# WHAT NEEDS TO BE DONE
In your copy, include every line of the listing below exactly but none of the pictures.

# DATA SHOWN
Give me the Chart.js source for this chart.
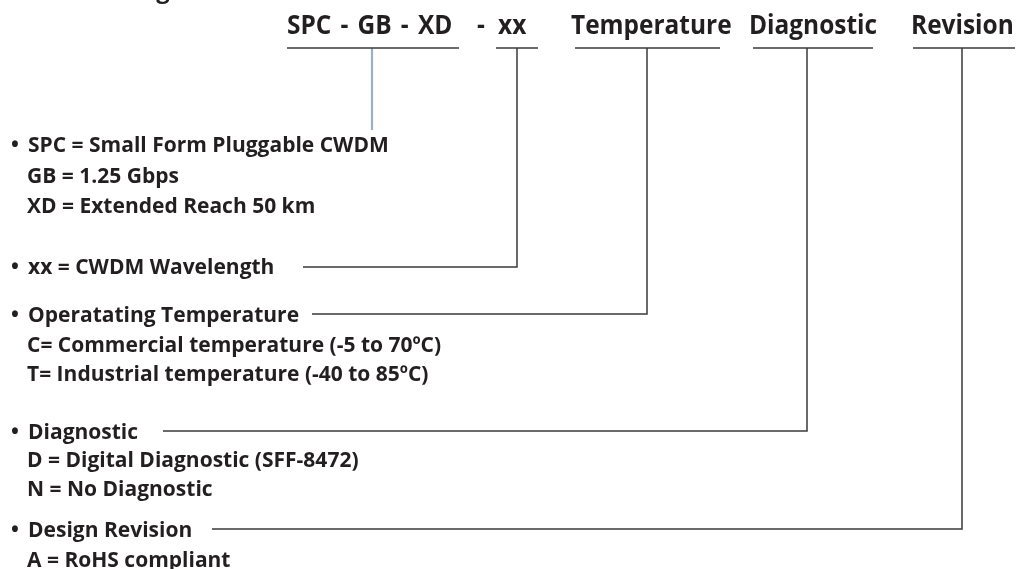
<!DOCTYPE html>
<html>
<head>
<meta charset="utf-8">
<script src="https://cdn.jsdelivr.net/npm/chart.js@4"></script>
<style>
  html, body { margin: 0; padding: 0; background: #fff; }
  #wrap { width: 1016px; height: 569px; }
</style>
</head>
<body>
<div id="wrap"><canvas id="diagram" width="1016" height="569"></canvas></div>
<script>
// --- Data ---
const headerLabels = ['SPC - GB - XD', '-', 'xx', 'Temperature', 'Diagnostic', 'Revision'];

// underline under each field: start / end
const underlineStart = [287, 496, 575, 753, 913];
const underlineEnd = [459, 538, 720, 873, 1015];

// vertical stem of each field, and where the leader line turns left
const stemX = [372, 517, 647, 807, 962];
const stemEndY = [130, 267, 314, 431, 529];
const leaderStartX = [null, 303, 312, 163, 212];

const bulletLines = [
    'SPC = Small Form Pluggable CWDM',
    'xx = CWDM Wavelength',
    'Operatating Temperature',
    'Diagnostic',
    'Design Revision'
];
const subLines = [
    ['GB = 1.25 Gbps', 'XD = Extended Reach 50 km'],
    [],
    ['C= Commercial temperature (-5 to 70ºC)', 'T= Industrial temperature (-40 to 85ºC)'],
    ['D = Digital Diagnostic (SFF-8472)', 'N = No Diagnostic'],
    ['A = RoHS compliant']
];

// --- Layout ---
const headerX = [287, 477, 498, 571, 749, 911];
const headerBaseline = 34;
const headerSquash = 0.94;
const underlineY = 48;
const bulletBaseline = [152, 274, 322, 439, 537];
const subBaseline = [[183, 213], [], [352, 381], [467, 496], [567]];
const textColor = '#231f20';
const lineColor = '#3a3a3a';
const stemGray = '#9eafbd';

// --- Build line datasets ---
const datasets = [];
underlineStart.forEach((x0, i) => {
    datasets.push({
        data: [{ x: x0, y: underlineY }, { x: underlineEnd[i], y: underlineY }],
        borderColor: lineColor, borderWidth: 1.5
    });
});
stemX.forEach((x, i) => {
    const pts = [{ x: x, y: underlineY }, { x: x, y: stemEndY[i] }];
    if (leaderStartX[i] !== null) pts.push({ x: leaderStartX[i], y: stemEndY[i] });
    datasets.push({
        data: pts,
        borderColor: i === 0 ? stemGray : lineColor,
        borderWidth: i === 0 ? 2.2 : 1.5
    });
});
datasets.forEach(d => {
    d.showLine = true;
    d.pointRadius = 0;
    d.fill = false;
    d.clip = false;
    d.tension = 0;
    d.borderJoinStyle = 'miter';
});

// --- Text plugin ---
const textPlugin = {
    id: 'diagramText',
    afterDatasetsDraw(chart) {
        const ctx = chart.ctx;
        const sx = v => chart.scales.x.getPixelForValue(v);
        const sy = v => chart.scales.y.getPixelForValue(v);
        ctx.save();
        ctx.fillStyle = textColor;
        ctx.textBaseline = 'alphabetic';
        ctx.textAlign = 'left';

        // cropped title at the very top
        ctx.font = 'bold 24px "Open Sans"';
        ctx.fillText('Ordering Information', sx(63), sy(-2));

        // header row, slightly condensed
        ctx.font = 'bold 26px "Open Sans"';
        headerLabels.forEach((t, i) => {
            ctx.save();
            ctx.translate(sx(headerX[i]), sy(headerBaseline));
            ctx.scale(headerSquash, 1);
            if (i === 0) ctx.wordSpacing = '3px';
            ctx.fillText(t, 0, 0);
            ctx.restore();
        });

        ctx.font = 'bold 21px "Open Sans"';
        bulletLines.forEach((t, i) => {
            ctx.fillText('•', sx(11), sy(bulletBaseline[i]));
            ctx.fillText(t, sx(28), sy(bulletBaseline[i]));
            subLines[i].forEach((s, j) => ctx.fillText(s, sx(27), sy(subBaseline[i][j])));
        });
        ctx.restore();
    }
};

new Chart(document.getElementById('diagram'), {
    type: 'scatter',
    data: { datasets },
    options: {
        responsive: false,
        animation: false,
        layout: { padding: 0 },
        plugins: { legend: { display: false }, tooltip: { enabled: false } },
        scales: {
            x: { type: 'linear', min: 0, max: 1016, display: false },
            y: { type: 'linear', min: 0, max: 569, reverse: true, display: false }
        }
    },
    plugins: [textPlugin]
});
</script>
</body>
</html>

# OUTPUT OF THE EXERCISE
Give me the Chart.js source for this chart.
<!DOCTYPE html>
<html>
<head>
<meta charset="utf-8">
<script src="https://cdn.jsdelivr.net/npm/chart.js@4"></script>
<style>
  html, body { margin: 0; padding: 0; background: #fff; }
  #wrap { width: 1016px; height: 569px; }
</style>
</head>
<body>
<div id="wrap"><canvas id="diagram" width="1016" height="569"></canvas></div>
<script>
// --- Data ---
const headerLabels = ['SPC - GB - XD', '-', 'xx', 'Temperature', 'Diagnostic', 'Revision'];

// underline under each field: start / end
const underlineStart = [287, 496, 575, 753, 913];
const underlineEnd = [459, 538, 720, 873, 1015];

// vertical stem of each field, and where the leader line turns left
const stemX = [372, 517, 647, 807, 962];
const stemEndY = [130, 267, 314, 431, 529];
const leaderStartX = [null, 303, 312, 163, 212];

const bulletLines = [
    'SPC = Small Form Pluggable CWDM',
    'xx = CWDM Wavelength',
    'Operatating Temperature',
    'Diagnostic',
    'Design Revision'
];
const subLines = [
    ['GB = 1.25 Gbps', 'XD = Extended Reach 50 km'],
    [],
    ['C= Commercial temperature (-5 to 70ºC)', 'T= Industrial temperature (-40 to 85ºC)'],
    ['D = Digital Diagnostic (SFF-8472)', 'N = No Diagnostic'],
    ['A = RoHS compliant']
];

// --- Layout ---
const headerX = [287, 477, 498, 571, 749, 911];
const headerBaseline = 34;
const headerSquash = 0.94;
const underlineY = 48;
const bulletBaseline = [152, 274, 322, 439, 537];
const subBaseline = [[183, 213], [], [352, 381], [467, 496], [567]];
const textColor = '#231f20';
const lineColor = '#3a3a3a';
const stemGray = '#9eafbd';

// --- Build line datasets ---
const datasets = [];
underlineStart.forEach((x0, i) => {
    datasets.push({
        data: [{ x: x0, y: underlineY }, { x: underlineEnd[i], y: underlineY }],
        borderColor: lineColor, borderWidth: 1.5
    });
});
stemX.forEach((x, i) => {
    const pts = [{ x: x, y: underlineY }, { x: x, y: stemEndY[i] }];
    if (leaderStartX[i] !== null) pts.push({ x: leaderStartX[i], y: stemEndY[i] });
    datasets.push({
        data: pts,
        borderColor: i === 0 ? stemGray : lineColor,
        borderWidth: i === 0 ? 2.2 : 1.5
    });
});
datasets.forEach(d => {
    d.showLine = true;
    d.pointRadius = 0;
    d.fill = false;
    d.clip = false;
    d.tension = 0;
    d.borderJoinStyle = 'miter';
});

// --- Text plugin ---
const textPlugin = {
    id: 'diagramText',
    afterDatasetsDraw(chart) {
        const ctx = chart.ctx;
        const sx = v => chart.scales.x.getPixelForValue(v);
        const sy = v => chart.scales.y.getPixelForValue(v);
        ctx.save();
        ctx.fillStyle = textColor;
        ctx.textBaseline = 'alphabetic';
        ctx.textAlign = 'left';

        // cropped title at the very top
        ctx.font = 'bold 24px "Open Sans"';
        ctx.fillText('Ordering Information', sx(63), sy(-2));

        // header row, slightly condensed
        ctx.font = 'bold 26px "Open Sans"';
        headerLabels.forEach((t, i) => {
            ctx.save();
            ctx.translate(sx(headerX[i]), sy(headerBaseline));
            ctx.scale(headerSquash, 1);
            if (i === 0) ctx.wordSpacing = '3px';
            ctx.fillText(t, 0, 0);
            ctx.restore();
        });

        ctx.font = 'bold 21px "Open Sans"';
        bulletLines.forEach((t, i) => {
            ctx.fillText('•', sx(11), sy(bulletBaseline[i]));
            ctx.fillText(t, sx(28), sy(bulletBaseline[i]));
            subLines[i].forEach((s, j) => ctx.fillText(s, sx(27), sy(subBaseline[i][j])));
        });
        ctx.restore();
    }
};

new Chart(document.getElementById('diagram'), {
    type: 'scatter',
    data: { datasets },
    options: {
        responsive: false,
        animation: false,
        layout: { padding: 0 },
        plugins: { legend: { display: false }, tooltip: { enabled: false } },
        scales: {
            x: { type: 'linear', min: 0, max: 1016, display: false },
            y: { type: 'linear', min: 0, max: 569, reverse: true, display: false }
        }
    },
    plugins: [textPlugin]
});
</script>
</body>
</html>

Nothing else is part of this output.